University of Miami Law Review


Mallory Meads


Approximately fifty years ago, America declared a war against itself—the “War on Drugs.” Since then, our local and state police, armed with military weapons and federal funding, have fought tirelessly against “public enemy number one”—drugs. Not surprisingly, this war has created an atmosphere where it is now common to see police officers equipped with a mentality and armor that had previously only been seen in the dark-trenches of an international war zone. Worse yet, this battlefield mentality has leaked into almost every area of police-civilian encounters.

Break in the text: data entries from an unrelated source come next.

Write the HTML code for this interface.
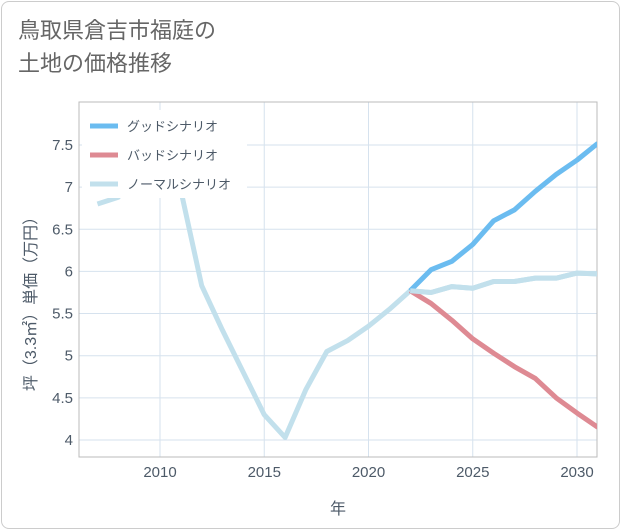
<!DOCTYPE html>
<html><head><meta charset="utf-8"><style>
body{margin:0;background:#fff;font-family:"Liberation Sans","Noto Sans CJK JP",sans-serif}
#card{position:absolute;left:1px;top:1px;width:617px;height:526px;border:1px solid #ccc;border-radius:8px;background:#fff}
#title{position:absolute;left:18px;top:14px;font-size:22px;line-height:33px;color:#666}
</style></head><body>
<div id="card"></div>
<div id="title">鳥取県倉吉市福庭の<br>土地の価格推移</div>
<svg id="chart" width="621" height="530" style="position:absolute;left:0;top:0"></svg>
<script>
const years=[2007,2008,2009,2010,2011,2012,2013,2014,2015,2016,2017,2018,2019,2020,2021,2022,2023,2024,2025,2026,2027,2028,2029,2030,2031];
const normal=[6.8,6.88,7.35,7.15,6.96,5.83,5.3,4.8,4.3,4.03,4.6,5.05,5.18,5.35,5.55,5.77,5.75,5.82,5.8,5.88,5.88,5.92,5.92,5.98,5.97];
const goodYears=[2022,2023,2024,2025,2026,2027,2028,2029,2030,2031];
const good=[5.77,6.02,6.12,6.32,6.6,6.73,6.95,7.15,7.32,7.52];
const bad=[5.77,5.62,5.42,5.2,5.03,4.87,4.73,4.5,4.32,4.15];
const xTicks=[2010,2015,2020,2025,2030];
const yTicks=[4,4.5,5,5.5,6,6.5,7,7.5];
const L=79,R=597,T=102,B=457;
const X=y=>160+(y-2010)*20.85;
const Y=v=>440-(v-4)*84.3;
const svg=document.getElementById('chart');const NS='http://www.w3.org/2000/svg';
function mk(t,a,p){const e=document.createElementNS(NS,t);for(const k in a)e.setAttribute(k,a[k]);(p||svg).appendChild(e);return e;}
const clip=mk('clipPath',{id:'c'});mk('rect',{x:L,y:T,width:R-L,height:B-T},clip);
xTicks.forEach(t=>{const g=mk('line',{x1:X(t),x2:X(t),y1:T,y2:B,stroke:'#d6e2ee','stroke-width':1});

const tx=mk('text',{x:X(t),y:477,'text-anchor':'middle','font-size':15,fill:'#4d5a68'});tx.textContent=t;
});
yTicks.forEach(t=>{const g=mk('line',{x1:L,x2:R,y1:Y(t),y2:Y(t),stroke:'#d6e2ee','stroke-width':1});

const tx=mk('text',{x:73,y:Y(t)+5,'text-anchor':'end','font-size':15,fill:'#4d5a68'});tx.textContent=t;
});
const fr=mk('rect',{x:L,y:T,width:R-L,height:B-T,fill:'none',stroke:'#bbb','stroke-width':1});

function line(xs,vs,c,n){const p=mk('polyline',{points:xs.map((y,i)=>X(y)+','+Y(vs[i])).join(' '),fill:'none',stroke:c,'stroke-width':5,'stroke-linejoin':'round','clip-path':'url(#c)'});
}
line(years,normal,'#c2e0ec','normal-scenario-line');
line(goodYears,bad,'#de8a93','bad-scenario-line');
line(goodYears,good,'#6bbcf0','good-scenario-line');
line(years.slice(15),normal.slice(15),'#c2e0ec','normal-scenario-line-future');
const lb=mk('rect',{x:82,y:110,width:165,height:88,fill:'#fff'});

const leg=[['グッドシナリオ','#6bbcf0'],['バッドシナリオ','#de8a93'],['ノーマルシナリオ','#c2e0ec']];
leg.forEach((l,i)=>{const y=126+i*29;const g=mk('g',{});

mk('line',{x1:90,x2:118,y1:y,y2:y,stroke:l[1],'stroke-width':5},g);
const t=mk('text',{x:127,y:y+5,'font-size':13,fill:'#4d5a68'},g);t.textContent=l[0];});
const xt=mk('text',{x:338,y:514,'text-anchor':'middle','font-size':16,fill:'#4d5a68'});xt.textContent='年';

const yt=mk('text',{x:0,y:0,'text-anchor':'middle','font-size':16,fill:'#4d5a68',transform:'translate(36,300) rotate(-90)'});yt.textContent='坪（3.3㎡）単価（万円）';

</script>
</body></html>
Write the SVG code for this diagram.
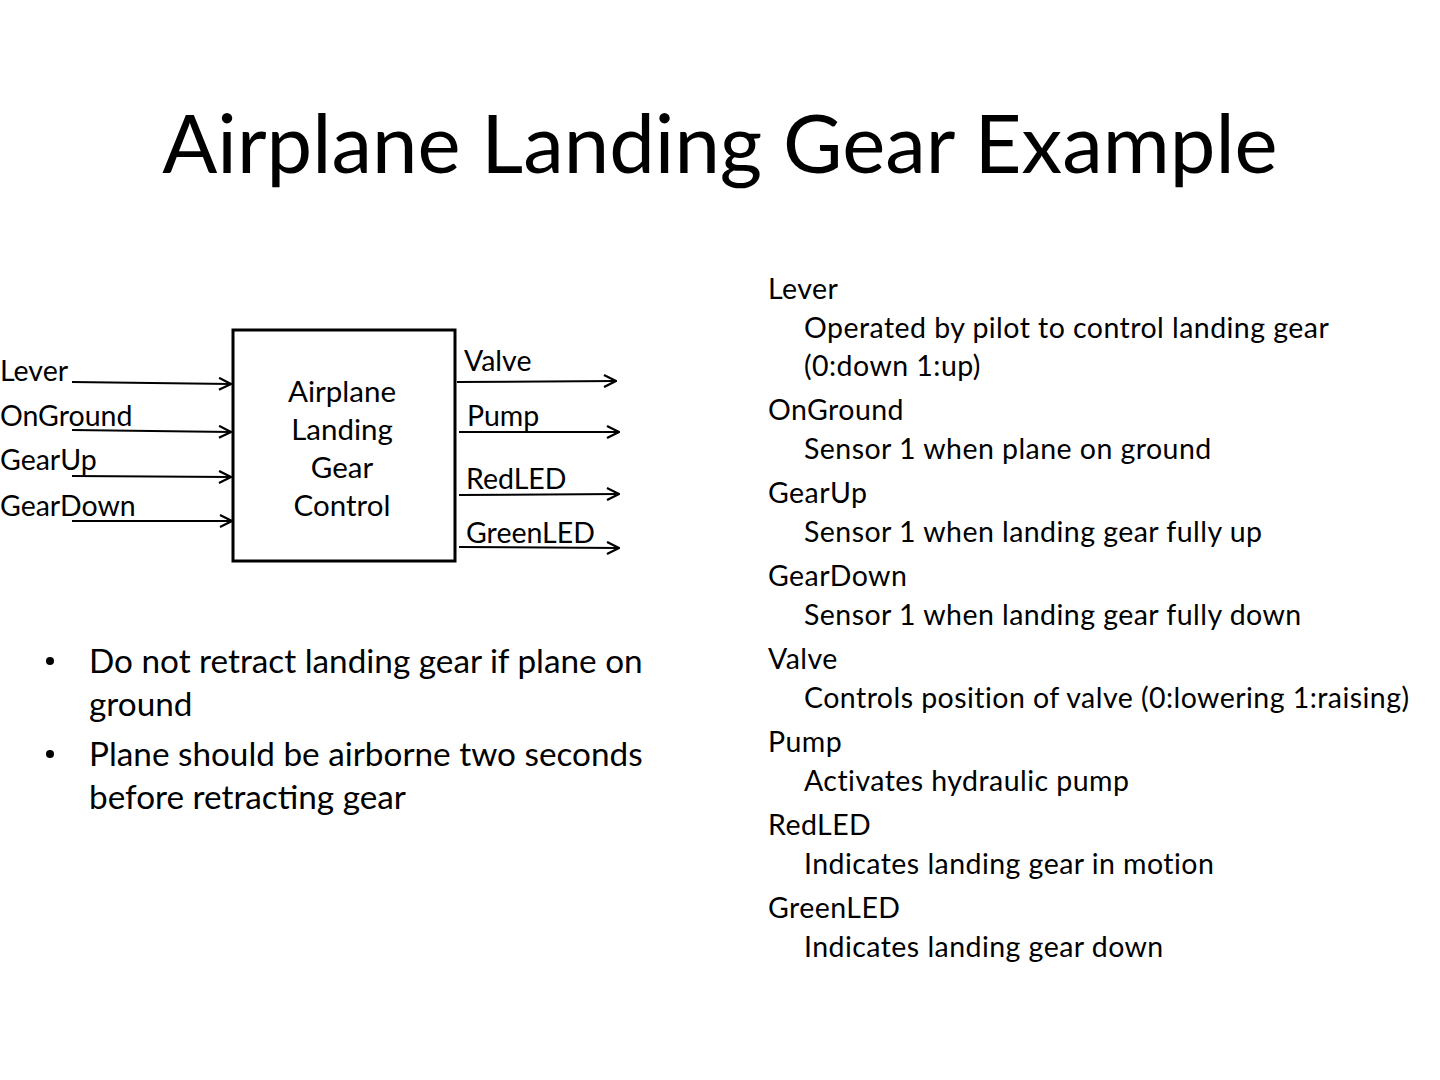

As a “loyal foot solider” in the Executive’s War on Drugs, however, the Supreme Court has played an important role in the current state of affairs between police officers and citizens, most recently in its decision in Heien v. North Carolina, which held that an officer’s mistake of law can provide reasonable suspicion necessary to justify police intrusion into countless more citizens’ lives. Consequently, this Note takes a closer look at the consequences of allowing police mistakes of law to give rise to reasonable suspicion in the background of the War on Drugs and police militarization. In particular, this Note explores how recent Supreme Court decisions, the War on Drugs, and police militarization have shaped Fourth Amendment jurisprudence and impacted civilian-police relationships throughout the nation. It will explain how the Supreme Court’s decision in Heien will only amplify these problems and their effects. Finally, this Note will conclude by explaining how the Supreme Court must begin to take responsibility for their role in exasperating these issues to the detriment of the Fourth Amendment if it is to retain its meaning.